My sister said I should put more of me into my posts. That's too scary for me to even think about much less write about. I've got more locked dungeon doors in my mind than Drac's castle and I don't need little cheery sunbeams illuminating my children of the night.
On the other hand, since yesterday I had to front up to Centrelink with the usual trunkload of documents to prove who I am. Yes, I am still the fat crippled throw-away wife I was five years ago and please could you not take away the handsome amount of money our benevolent system allows me to exist on. I find nobody has updated my file since 2000 and I am still separated with numerous bank accounts and fixed deposits, I wish. (My worst nightmare to find I am still married to him) This throws me into forgetting when the divorce was finalised, I have to work back to when he left then go forward to when he re-married. So shaking, stuttering and looking totally unlike a cool, calm welfare scammer, I finally left the building.

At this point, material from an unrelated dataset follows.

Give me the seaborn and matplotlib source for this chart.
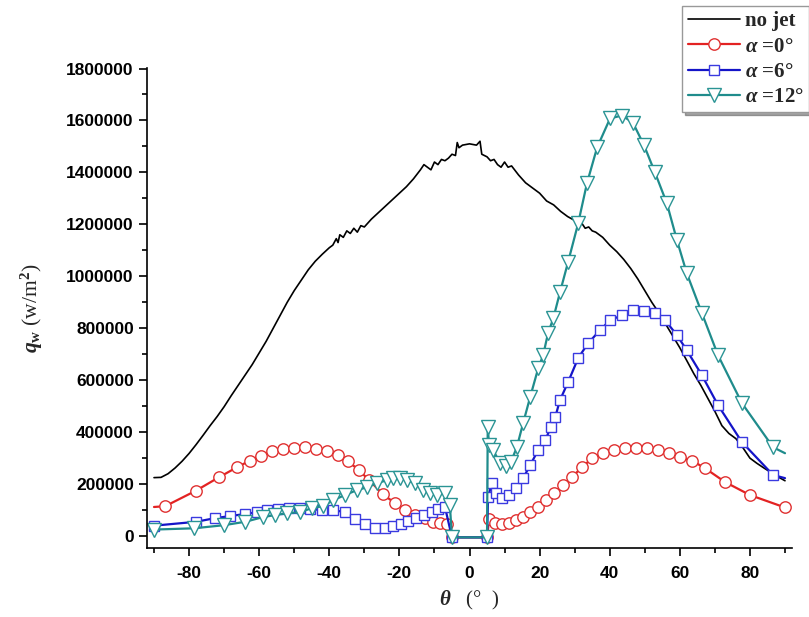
import numpy as np
import pandas as pd
import matplotlib
matplotlib.use("Agg")
import matplotlib.pyplot as plt
from matplotlib.ticker import MultipleLocator
import seaborn as sns

# heat flux along the wall
nojet_theta = [-90, -88, -86, -84, -82, -80, -78, -76, -74, -72, -70, -68, -66, -64, -62, -60,
               -58, -56, -54, -52, -50, -48, -46, -44, -42, -40, -39, -38, -37.5, -37, -36, -35,
               -34, -33, -32, -31, -30, -28, -26, -24, -22, -20, -18, -16, -14, -13, -12, -11,
               -10, -9, -8, -7, -6, -5, -4, -3.5, -3, -2, 0, 2, 3, 3.5, 5, 6, 7, 8, 9, 10, 11,
               12, 14, 16, 18, 20, 22, 24, 26, 28, 30, 31, 32, 33, 34, 35, 36, 38, 40, 42, 44,
               46, 48, 50, 52, 54, 56, 58, 60, 62, 64, 66, 68, 70, 72, 74, 76, 78, 80, 82, 84,
               86, 88, 90]
nojet_q = [225000, 226000, 240000, 262000, 288000, 318000, 352000, 388000, 425000, 460000,
           498000, 540000, 580000, 620000, 660000, 705000, 750000, 800000, 850000, 900000,
           945000, 985000, 1025000, 1058000, 1085000, 1110000, 1120000, 1145000, 1130000,
           1160000, 1150000, 1175000, 1165000, 1185000, 1170000, 1195000, 1190000, 1220000,
           1245000, 1270000, 1295000, 1320000, 1345000, 1375000, 1410000, 1430000, 1420000,
           1410000, 1440000, 1430000, 1450000, 1445000, 1455000, 1470000, 1465000, 1515000,
           1495000, 1505000, 1510000, 1505000, 1520000, 1470000, 1460000, 1445000, 1450000,
           1430000, 1420000, 1440000, 1420000, 1425000, 1390000, 1360000, 1340000, 1320000,
           1290000, 1275000, 1250000, 1230000, 1215000, 1195000, 1205000, 1185000, 1190000,
           1175000, 1170000, 1150000, 1120000, 1095000, 1065000, 1030000, 990000, 945000,
           900000, 860000, 815000, 770000, 725000, 675000, 625000, 580000, 530000, 480000,
           425000, 395000, 375000, 340000, 300000, 280000, 262000, 245000, 228000, 213000]

a0_theta = [-90, -86.8, -78, -71.4, -66.3, -62.7, -59.5, -56.3, -53.2, -50.2, -47, -43.8,
            -40.6, -37.6, -34.6, -31.6, -28.6, -24.8, -21.3, -18.4, -15.5, -12.7, -10.4,
            -8.4, -6.4, -5, 5, 5.6, 7.4, 9.3, 11.2, 13.2, 15.2, 17.4, 19.5, 21.8, 24.2, 26.6,
            29.2, 32.1, 35, 38.1, 41.2, 44.4, 47.5, 50.6, 53.8, 56.9, 60, 63.5, 67.1, 72.9,
            80, 90]
a0_q = [112000, 115000, 175000, 227000, 265000, 290000, 310000, 327000, 335000, 338000,
        342000, 335000, 327000, 311000, 288000, 254000, 215000, 162000, 127000, 100000,
        81000, 69000, 54000, 50000, 45000, -5000, -5000, 65000, 52000, 45000, 50000, 60000,
        75000, 92000, 112000, 138000, 165000, 196000, 227000, 265000, 300000, 319000,
        331000, 338000, 340000, 338000, 331000, 319000, 304000, 290000, 262000, 208000,
        158000, 110000]

a6_theta = [-90, -78, -72.6, -68.3, -64, -60.6, -57.8, -54.6, -51.5, -48.3, -45.5, -42,
            -38.9, -35.5, -32.6, -29.8, -27, -24.2, -21.8, -19.6, -17.5, -15.2, -13, -10.8,
            -9, -7, -5, 5, 5.3, 6.4, 7.6, 9.2, 11.3, 13.3, 15.3, 17.3, 19.6, 21.6, 23.2,
            24.5, 25.8, 28.1, 31, 33.8, 37.2, 40.1, 43.5, 46.6, 49.8, 52.9, 55.8, 59.2, 62,
            66.3, 70.9, 77.7, 86.6, 90]
a6_q = [40000, 55000, 69000, 77000, 85000, 92000, 100000, 105000, 108000, 108000, 104000,
        100000, 100000, 92000, 65000, 45000, 32000, 30000, 38000, 48000, 58000, 68000,
        80000, 92000, 105000, 112000, -5000, -5000, 150000, 205000, 165000, 146000, 158000,
        185000, 223000, 273000, 331000, 369000, 419000, 460000, 523000, 592000, 685000,
        742000, 792000, 831000, 850000, 869000, 865000, 858000, 831000, 773000, 715000,
        619000, 504000, 362000, 235000, 223000]

a12_theta = [-90, -78.5, -70, -64, -58.9, -55.5, -52, -48.3, -44.9, -41.8, -38.9, -35.5,
             -32.1, -29.2, -26.4, -23.5, -21.8, -19.8, -17.8, -15.5, -13.2, -11.3, -9.3, -7,
             -5.6, -5, 5, 5.2, 5.6, 6.8, 8.7, 10.5, 11.8, 13.5, 15.3, 17.3, 19.6, 21, 22.4,
             23.9, 25.8, 28.1, 31, 33.5, 36.4, 40.1, 43.5, 46.6, 49.8, 52.9, 56.3, 59.2, 62,
             66.3, 70.9, 77.7, 86.6, 90]
a12_q = [25000, 30000, 42000, 55000, 73000, 81000, 88000, 92000, 108000, 115000, 138000,
         158000, 177000, 188000, 204000, 215000, 223000, 223000, 215000, 204000, 177000,
         165000, 158000, 165000, 119000, -5000, -5000, 419000, 350000, 330000, 281000,
         270000, 285000, 342000, 435000, 535000, 646000, 696000, 781000, 838000, 938000,
         1054000, 1204000, 1358000, 1496000, 1608000, 1619000, 1592000, 1504000, 1400000,
         1281000, 1138000, 1011000, 858000, 696000, 512000, 342000, 319000]

sns.set_style("ticks")
plt.rcParams["font.family"] = ["Liberation Serif", "DejaVu Serif"]
plt.rcParams["font.weight"] = "bold"
plt.rcParams["axes.unicode_minus"] = False
plt.rcParams["mathtext.fontset"] = "custom"
plt.rcParams["mathtext.rm"] = "Liberation Serif:bold"
plt.rcParams["mathtext.bf"] = "Liberation Serif:bold"
plt.rcParams["mathtext.it"] = "Liberation Serif:italic:bold"

fig, ax = plt.subplots(figsize=(8.09, 6.17), dpi=100)
fig.subplots_adjust(left=0.1817, right=0.979, bottom=0.1118, top=0.8898)

sns.lineplot(x=nojet_theta, y=nojet_q, ax=ax, color="black", lw=1.2,
             sort=False, estimator=None, label="no jet")
sns.lineplot(x=a0_theta, y=a0_q, ax=ax, color="#e32222", lw=1.6, sort=False, estimator=None,
             marker="o", markersize=8.2, markerfacecolor="white", markeredgecolor="#e03030",
             markeredgewidth=1.0, markevery=list(range(1, len(a0_theta))),
             label=r"$\alpha$ =0°")
sns.lineplot(x=a6_theta, y=a6_q, ax=ax, color="#1414c8", lw=1.6, sort=False, estimator=None,
             marker="s", markersize=7.2, markerfacecolor="white", markeredgecolor="#3a3ae0",
             markeredgewidth=1.0, markevery=list(range(0, len(a6_theta) - 1)),
             label=r"$\alpha$ =6°")
sns.lineplot(x=a12_theta, y=a12_q, ax=ax, color="#1f8c8c", lw=1.6, sort=False, estimator=None,
             marker="v", markersize=9.5, markerfacecolor="white", markeredgecolor="#2a9494",
             markeredgewidth=1.0, markevery=list(range(0, len(a12_theta) - 1)),
             label=r"$\alpha$ =12°")

ax.set_xlim(-92, 92)
ax.set_ylim(-46000, 1802000)
ax.xaxis.set_major_locator(MultipleLocator(20))
ax.xaxis.set_minor_locator(MultipleLocator(10))
ax.yaxis.set_major_locator(MultipleLocator(200000))
ax.yaxis.set_minor_locator(MultipleLocator(100000))
ax.ticklabel_format(axis="y", style="plain")
ax.tick_params(which="major", direction="out", length=6, width=1.2, colors="black")
ax.tick_params(which="minor", direction="out", length=3.5, width=1.2, colors="black")
ax.tick_params(axis="x", which="major", pad=7)
for lab in ax.get_xticklabels() + ax.get_yticklabels():
    lab.set_fontfamily("Liberation Sans")
    lab.set_fontweight("bold")
    lab.set_fontsize(12.5)

sns.despine(ax=ax)
for s in ["left", "bottom"]:
    ax.spines[s].set_linewidth(1.2)
    ax.spines[s].set_color("black")

ax.set_xlabel(r"$\theta$   (°  )", fontsize=15, labelpad=6)
ax.set_ylabel(r"$q_{\rm w}$ (w/m$^{\rm 2}$)", fontsize=15.5, labelpad=15)

leg = ax.legend(loc="upper right", bbox_to_anchor=(1.0, 0.99), bbox_transform=fig.transFigure,
                prop={"family": "Liberation Serif", "weight": "bold", "size": 15},
                frameon=True, fancybox=False, shadow=True, framealpha=1,
                edgecolor="#999999", handlelength=2.5, handletextpad=0.25,
                labelspacing=0.25, borderpad=0.25, borderaxespad=0)
leg.get_frame().set_linewidth(1.0)

plt.savefig("out.png", dpi=100)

If I never forgive you for anything, it will be turning me into a beggar at the government's table. I haven't forgotten your parting words about getting a DSP with my rotten health because you didn't intend to give me a penny. I haven't forgotten you wanting me to turn back the separation because the blonde had booked the wedding too early. I haven't forgotten you walking in and out of this house as though you still owned it and me. I haven't forgotten your words at your wedding about not having a past just a glorious future. Well I walked by the grave of your past yesterday and I know you've never been there once. Does your glorious future ever contain one thought of him?
Out of kindness for your mother, I will keep up the illusion of friendship because it makes her happy. When she goes, I will never speak or think of you again. I hate the fact that I have to smile when I talk to you instead of ripping your throat out. I hate pretending I'm the same pathetic person you walked over on your way out. I hate writing this because it still ties me to you.